A meat-free Thai Green Curry ready in under two hours, full of authentic flavours that vegetarians will love.
- 1 hr 40
FOR THE PASTE
- 5ml cumin seeds
- 3ml mixed or black peppercorns
- 5ml coriander seeds
- 3 cardamom pods, crushed
- 4 long green chillies, vein and seeds removed (to taste)
- 5 garlic cloves, crushed
- 5-6cm ginger, thinly sliced
- 1 onion, quartered
- 2 stems lemongrass, thinly sliced
- 3ml shrimp paste or a few drops Thai fish sauce (optional)
- Thai lime leaves (optional)
FOR THE CURRY
- 15ml sunflower oil
- 2 x 400ml tins coconut cream
- 5ml brown sugar
- juice of 1 small lemon or lime
- 15ml soy sauce
- 150g broccoli
- 100g green beans, tops removed
- 150g sugar snap peas + extra
- 100g baby marrow, sliced
- basil or coriander
- 2 spring onions, thinly sliced
- basmati rice or rice noodles, to serve
- For the paste, heat the cumin, peppercorns, coriander and cardamom on medium until the seeds become fragrant. Toss
constantly to prevent burning. Remove from heat and leave to cool.
- Place all the dry-fried spices in a pestle and mortar (or a blender) and grind or blend until almost powdery. Add the rest of the paste ingredients and grind until a smooth paste forms. Set aside.
- For the curry, heat the oil on medium, add the curry paste and fry for about 3 minutes until fragrant. Add the coconut cream and bring to boil.
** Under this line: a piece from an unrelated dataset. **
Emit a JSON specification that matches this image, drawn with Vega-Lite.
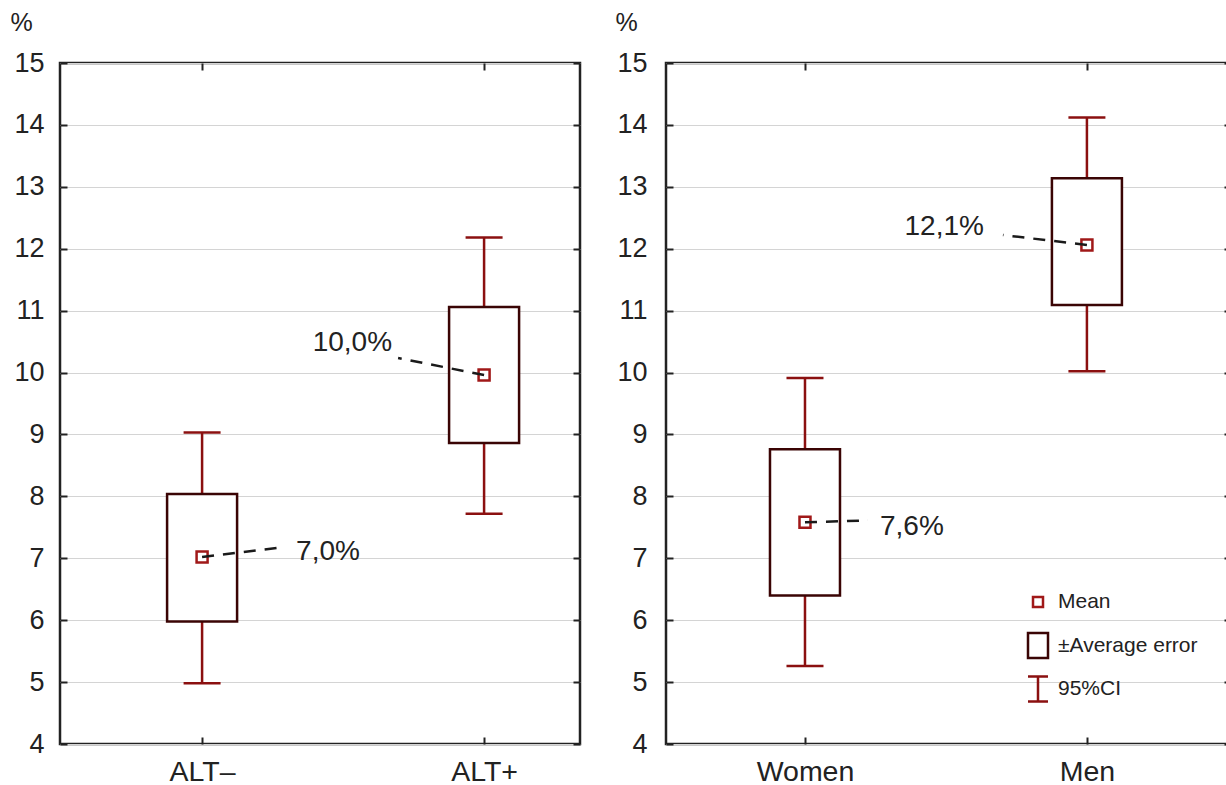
{
  "$schema": "https://vega.github.io/schema/vega-lite/v6.json",
  "padding": {"left": 8, "top": 8, "right": 0, "bottom": 0},
  "spacing": 30,
  "config": {
    "font": "Liberation Sans",
    "view": {"stroke": "#222222", "strokeWidth": 2.5},
    "axis": {"labelColor": "#222222", "tickColor": "#222222", "tickWidth": 2, "domain": false, "titleColor": "#222222"},
    "legend": {"labelColor": "#222222"}
  },
  "resolve": {"legend": {"shape": "independent", "stroke": "independent"}},
  "hconcat": [
    {
      "width": 520,
      "height": 681,
      "data": {"values": [
        {"group": "ALT–", "mean": 7.02, "err_lo": 5.98, "err_hi": 8.04, "ci_lo": 4.98, "ci_hi": 9.03, "label": "7,0%"},
        {"group": "ALT+", "mean": 9.96, "err_lo": 8.86, "err_hi": 11.06, "ci_lo": 7.72, "ci_hi": 12.18, "label": "10,0%"}
      ]},
      "encoding": {"x": {"field": "group", "type": "nominal", "scale": {"type": "point", "domain": ["ALT–", "ALT+"], "padding": 0.422, "align": 0.597}, "axis": null}},
      "layer": [
        {"mark": {"type": "rule", "color": "#8b1010", "strokeWidth": 2.5},
         "encoding": {
           "x": {"field": "group", "type": "nominal", "scale": {"type": "point", "domain": ["ALT–", "ALT+"], "padding": 0.422, "align": 0.597},
                 "axis": {"orient": "bottom", "title": null, "labelFontSize": 28.5, "labelPadding": 20, "tickSize": -7, "labelAngle": 0, "grid": false}},
           "y": {"field": "ci_lo", "type": "quantitative", "scale": {"domain": [4, 15], "nice": false, "zero": false},
                 "axis": {"orient": "left", "values": [4,5,6,7,8,9,10,11,12,13,14,15], "tickSize": -7, "labelFontSize": 27, "labelPadding": 23, "grid": true, "gridColor": "#d4d4d4", "gridWidth": 1,
                          "title": "%", "titleAngle": 0, "titleX": -39, "titleY": -41, "titleAlign": "center", "titleBaseline": "middle", "titleFontSize": 25, "titleFontWeight": "normal"}},
           "y2": {"field": "ci_hi"}}},
        {"mark": {"type": "tick", "color": "#8b1010", "thickness": 2.5, "size": 37, "opacity": 1},
         "encoding": {"y": {"field": "ci_lo", "type": "quantitative", "scale": {"domain": [4, 15], "nice": false, "zero": false}, "axis": null}}},
        {"mark": {"type": "tick", "color": "#8b1010", "thickness": 2.5, "size": 37, "opacity": 1},
         "encoding": {"y": {"field": "ci_hi", "type": "quantitative", "scale": {"domain": [4, 15], "nice": false, "zero": false}, "axis": null}}},
        {"mark": {"type": "bar", "width": 70, "fill": "white", "stroke": "#3a0404", "strokeWidth": 2.5},
         "encoding": {
           "x": {"field": "group", "type": "nominal", "scale": {"type": "point", "domain": ["ALT–", "ALT+"], "padding": 0.422, "align": 0.597},
                 "axis": {"orient": "top", "title": null, "labels": false, "tickSize": -7, "grid": false}},
           "y": {"field": "err_lo", "type": "quantitative", "scale": {"domain": [4, 15], "nice": false, "zero": false},
                 "axis": {"orient": "right", "values": [4,5,6,7,8,9,10,11,12,13,14,15], "labels": false, "tickSize": -7, "grid": false, "title": null}},
           "y2": {"field": "err_hi"}}},
        {"mark": {"type": "point", "shape": "square", "size": 121, "filled": true, "fill": "white", "stroke": "#a01818", "strokeWidth": 2.5, "opacity": 1},
         "encoding": {"y": {"field": "mean", "type": "quantitative", "scale": {"domain": [4, 15], "nice": false, "zero": false}, "axis": null}}},
        {"transform": [{"filter": "datum.group === 'ALT–'"}],
         "mark": {"type": "rule", "color": "#1a1a1a", "strokeWidth": 2.5, "strokeDash": [12, 9], "x2Offset": 82, "y2Offset": -10},
         "encoding": {"x2": {"field": "group"}, "y": {"field": "mean", "type": "quantitative", "scale": {"domain": [4, 15], "nice": false, "zero": false}, "axis": null}, "y2": {"field": "mean"}}},
        {"transform": [{"filter": "datum.group === 'ALT+'"}],
         "mark": {"type": "rule", "color": "#1a1a1a", "strokeWidth": 2.5, "strokeDash": [12, 9], "x2Offset": -86, "y2Offset": -17},
         "encoding": {"x2": {"field": "group"}, "y": {"field": "mean", "type": "quantitative", "scale": {"domain": [4, 15], "nice": false, "zero": false}, "axis": null}, "y2": {"field": "mean"}}},
        {"transform": [{"filter": "datum.group === 'ALT–'"}],
         "mark": {"type": "text", "align": "left", "baseline": "middle", "dx": 94, "dy": -5, "fontSize": 28, "color": "#222222"},
         "encoding": {"y": {"field": "mean", "type": "quantitative", "scale": {"domain": [4, 15], "nice": false, "zero": false}, "axis": null}, "text": {"field": "label"}}},
        {"transform": [{"filter": "datum.group === 'ALT+'"}],
         "mark": {"type": "text", "align": "right", "baseline": "middle", "dx": -92, "dy": -32, "fontSize": 28, "color": "#222222"},
         "encoding": {"y": {"field": "mean", "type": "quantitative", "scale": {"domain": [4, 15], "nice": false, "zero": false}, "axis": null}, "text": {"field": "label"}}}
      ],
      "resolve": {"axis": {"x": "independent", "y": "independent"}}
    },
    {
      "width": 565,
      "height": 681,
      "data": {"values": [
        {"group": "Women", "mean": 7.58, "err_lo": 6.40, "err_hi": 8.76, "ci_lo": 5.26, "ci_hi": 9.91, "label": "7,6%"},
        {"group": "Men", "mean": 12.06, "err_lo": 11.09, "err_hi": 13.14, "ci_lo": 10.02, "ci_hi": 14.12, "label": "12,1%"}
      ]},
      "encoding": {"x": {"field": "group", "type": "nominal", "scale": {"type": "point", "domain": ["Women", "Men"], "padding": 0.502, "align": 0.491}, "axis": null}},
      "layer": [
        {"mark": {"type": "rule", "color": "#8b1010", "strokeWidth": 2.5},
         "encoding": {
           "x": {"field": "group", "type": "nominal", "scale": {"type": "point", "domain": ["Women", "Men"], "padding": 0.502, "align": 0.491},
                 "axis": {"orient": "bottom", "title": null, "labelFontSize": 28.5, "labelPadding": 20, "tickSize": -7, "labelAngle": 0, "grid": false}},
           "y": {"field": "ci_lo", "type": "quantitative", "scale": {"domain": [4, 15], "nice": false, "zero": false},
                 "axis": {"orient": "left", "values": [4,5,6,7,8,9,10,11,12,13,14,15], "tickSize": -7, "labelFontSize": 27, "labelPadding": 26, "grid": true, "gridColor": "#d4d4d4", "gridWidth": 1,
                          "title": "%", "titleAngle": 0, "titleX": -40, "titleY": -41, "titleAlign": "center", "titleBaseline": "middle", "titleFontSize": 25, "titleFontWeight": "normal"}},
           "y2": {"field": "ci_hi"}}},
        {"mark": {"type": "tick", "color": "#8b1010", "thickness": 2.5, "size": 37, "opacity": 1},
         "encoding": {"y": {"field": "ci_lo", "type": "quantitative", "scale": {"domain": [4, 15], "nice": false, "zero": false}, "axis": null}}},
        {"mark": {"type": "tick", "color": "#8b1010", "thickness": 2.5, "size": 37, "opacity": 1},
         "encoding": {"y": {"field": "ci_hi", "type": "quantitative", "scale": {"domain": [4, 15], "nice": false, "zero": false}, "axis": null}}},
        {"mark": {"type": "bar", "width": 70, "fill": "white", "stroke": "#3a0404", "strokeWidth": 2.5},
         "encoding": {
           "x": {"field": "group", "type": "nominal", "scale": {"type": "point", "domain": ["Women", "Men"], "padding": 0.502, "align": 0.491},
                 "axis": {"orient": "top", "title": null, "labels": false, "tickSize": -7, "grid": false}},
           "y": {"field": "err_lo", "type": "quantitative", "scale": {"domain": [4, 15], "nice": false, "zero": false},
                 "axis": {"orient": "right", "values": [4,5,6,7,8,9,10,11,12,13,14,15], "labels": false, "tickSize": -7, "grid": false, "title": null}},
           "y2": {"field": "err_hi"}}},
        {"mark": {"type": "point", "shape": "square", "size": 121, "filled": true, "fill": "white", "stroke": "#a01818", "strokeWidth": 2.5, "opacity": 1},
         "encoding": {"y": {"field": "mean", "type": "quantitative", "scale": {"domain": [4, 15], "nice": false, "zero": false}, "axis": null}}},
        {"transform": [{"filter": "datum.group === 'Women'"}],
         "mark": {"type": "rule", "color": "#1a1a1a", "strokeWidth": 2.5, "strokeDash": [12, 9], "x2Offset": 63, "y2Offset": -2},
         "encoding": {"x2": {"field": "group"}, "y": {"field": "mean", "type": "quantitative", "scale": {"domain": [4, 15], "nice": false, "zero": false}, "axis": null}, "y2": {"field": "mean"}}},
        {"transform": [{"filter": "datum.group === 'Men'"}],
         "mark": {"type": "rule", "color": "#1a1a1a", "strokeWidth": 2.5, "strokeDash": [12, 9], "x2Offset": -84, "y2Offset": -10},
         "encoding": {"x2": {"field": "group"}, "y": {"field": "mean", "type": "quantitative", "scale": {"domain": [4, 15], "nice": false, "zero": false}, "axis": null}, "y2": {"field": "mean"}}},
        {"transform": [{"filter": "datum.group === 'Women'"}],
         "mark": {"type": "text", "align": "left", "baseline": "middle", "dx": 75, "dy": 5, "fontSize": 28, "color": "#222222"},
         "encoding": {"y": {"field": "mean", "type": "quantitative", "scale": {"domain": [4, 15], "nice": false, "zero": false}, "axis": null}, "text": {"field": "label"}}},
        {"transform": [{"filter": "datum.group === 'Men'"}],
         "mark": {"type": "text", "align": "right", "baseline": "middle", "dx": -103, "dy": -18, "fontSize": 28, "color": "#222222"},
         "encoding": {"y": {"field": "mean", "type": "quantitative", "scale": {"domain": [4, 15], "nice": false, "zero": false}, "axis": null}, "text": {"field": "label"}}},
        {"data": {"values": [{"item": "Mean"}, {"item": "±Average error"}, {"item": "95%CI"}]},
         "mark": {"type": "point", "size": 0, "filled": false, "strokeWidth": 2.5},
         "encoding": {
           "x": {"value": 0},
           "y": {"value": 0},
           "shape": {"field": "item", "type": "nominal",
                     "scale": {"domain": ["Mean", "±Average error", "95%CI"], "range": ["M0,-1M0,1M-0.4,-0.4H0.4V0.4H-0.4Z", "M-0.8,-1H0.8V1H-0.8Z", "M-0.8,-1H0.8M0,-1V1M-0.8,1H0.8"]},
                     "legend": {"orient": "none", "legendX": 358, "legendY": 525, "title": null, "padding": 0, "symbolSize": 625, "symbolStrokeWidth": 2.5, "symbolFillColor": "transparent", "labelFontSize": 21, "labelOffset": 6, "rowPadding": 7.5, "symbolOpacity": 1}},
           "stroke": {"field": "item", "type": "nominal",
                      "scale": {"domain": ["Mean", "±Average error", "95%CI"], "range": ["#a01818", "#3a0404", "#8b1010"]},
                      "legend": {"orient": "none", "legendX": 358, "legendY": 525, "title": null, "padding": 0, "symbolSize": 625, "symbolStrokeWidth": 2.5, "symbolFillColor": "transparent", "labelFontSize": 21, "labelOffset": 6, "rowPadding": 7.5, "symbolOpacity": 1}}}}
      ],
      "resolve": {"axis": {"x": "independent", "y": "independent"}}
    }
  ]
}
- Add the sugar, lemon or lime juice and soy sauce.
- Add the broccoli, beans, peas and baby marrow and simmer for about 15 minutes until the vegetables
become just tender and the sauce has thickened slightly (see tip). Garnish with basil or coriander leaves, spring onion and extra sugar snap peas. Serve with rice or noodles.